Magazine advertising easily produces the highest return per dollar of ad spend and digital video the least, a comprehensive US study of consumer packaged goods (CPG) advertising has found.
Every dollar spent on magazine advertising produced a return of $3.94 in sales. Display yielded the next best return with $2.63, followed by cross-media campaigns ($2.62), linear TV ($2.55) and mobile ($2.45).
The worst performing category was digital video with a return of $1.53, while newspapers, out of home and other ad categories were not included in the report.
The results are interesting in that they row against current media spending habits. Magazine advertising is predicted to be one of the fastest shrinking categories this year, with ad spend in Australia to decline by 17.1% to $319 million as publishers increasingly transition to online and mobile apps, according to a ZenithOptimedia report.
Conversely, online video is predicted to be one of the fastest growing categories, with marketers desperate to pour more money into the category.
The Nielsen Catalina report analysed 1,400 studies over 11 years and includes 450 CPG brands in the US. Of the years analysed, 2011 was the golden era with every dollar of advertising returning an average of $5.28 in sales lift.

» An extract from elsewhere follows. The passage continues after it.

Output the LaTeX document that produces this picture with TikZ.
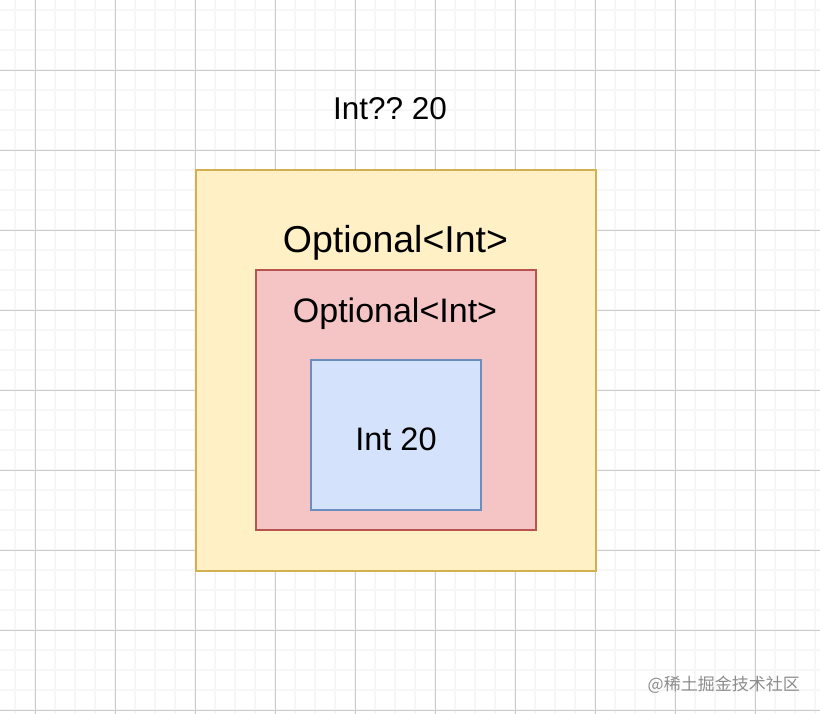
\documentclass[tikz,border=0pt]{standalone}
\usepackage{fontspec}
\setmainfont{Liberation Sans}
\newfontfamily\cjk{Noto Sans CJK SC}
\usepackage{xcolor}
\definecolor{optfill}{HTML}{FFF1C5}
\definecolor{optline}{HTML}{D2B050}
\definecolor{innfill}{HTML}{F4C5C4}
\definecolor{innline}{HTML}{B85450}
\definecolor{intfill}{HTML}{D4E3FB}
\definecolor{intline}{HTML}{6C8EBF}
\definecolor{gridmin}{HTML}{F6F6F6}
\definecolor{gridmaj}{HTML}{CBCBCB}
\usepackage{tikz}
\usetikzlibrary{positioning}
\frenchspacing

\begin{document}
\begin{tikzpicture}[x=1pt,y=-1pt,
  box/.style={draw,line width=2pt,inner sep=0pt},
  txt/.style={anchor=base,inner sep=0pt}]
  \useasboundingbox (0,0) rectangle (820,714);

  % grid
  \foreach \x in {15,35,...,815}
    \draw[gridmin,line width=1.5pt] (\x,0) -- (\x,714);
  \foreach \y in {10,30,...,710}
    \draw[gridmin,line width=1.5pt] (0,\y) -- (820,\y);
  \foreach \x in {35,115,...,755}
    \draw[gridmaj,line width=0.8pt] (\x,0) -- (\x,714);
  \foreach \y in {70,150,...,710}
    \draw[gridmaj,line width=0.8pt] (0,\y) -- (820,\y);

  \node[box,draw=optline,fill=optfill,minimum width=400pt,minimum height=400pt]
    (outer) at (395.5,370.5) {};
  \node[box,draw=innline,fill=innfill,minimum width=280pt,minimum height=260pt]
    (inner) at (396,400) {};
  \node[box,draw=intline,fill=intfill,minimum width=170pt,minimum height=150pt]
    (value) at (396,435) {};

  \node[txt,font=\fontsize{31.5}{36}\selectfont] (title) at (390,120) {Int?? 20};
  \node[txt,font=\fontsize{37.5}{42}\selectfont] (outerlbl) at (395.5,253) {Optional<Int>};
  \node[txt,font=\fontsize{34}{40}\selectfont] (innerlbl) at (395,323) {Optional<Int>};
  \node[txt,font=\fontsize{32.5}{38}\selectfont] (valuelbl) at (396,450) {Int 20};

  \node[anchor=east,inner sep=0pt,text=black!45,font=\cjk\fontsize{17}{20}\selectfont]
    (mark) at (800,685) {@稀土掘金技术社区};
\end{tikzpicture}
\end{document}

The best performing product categories were baby, returning $3.71 per dollar of advertising, pet ($3.06) and health and beauty ($2.82).
The study also looked at the ad categories that produced best results per household and online impressions.
Linear TV provided the best incremental sales per reached household with $0.33, followed by magazines ($0.26) and cross-media ($0.25).
Mobile topped incremental sales per 1,000 impressions with a $26.52 lift in sales, followed by digital video ($23.48) and linear TV ($20.56).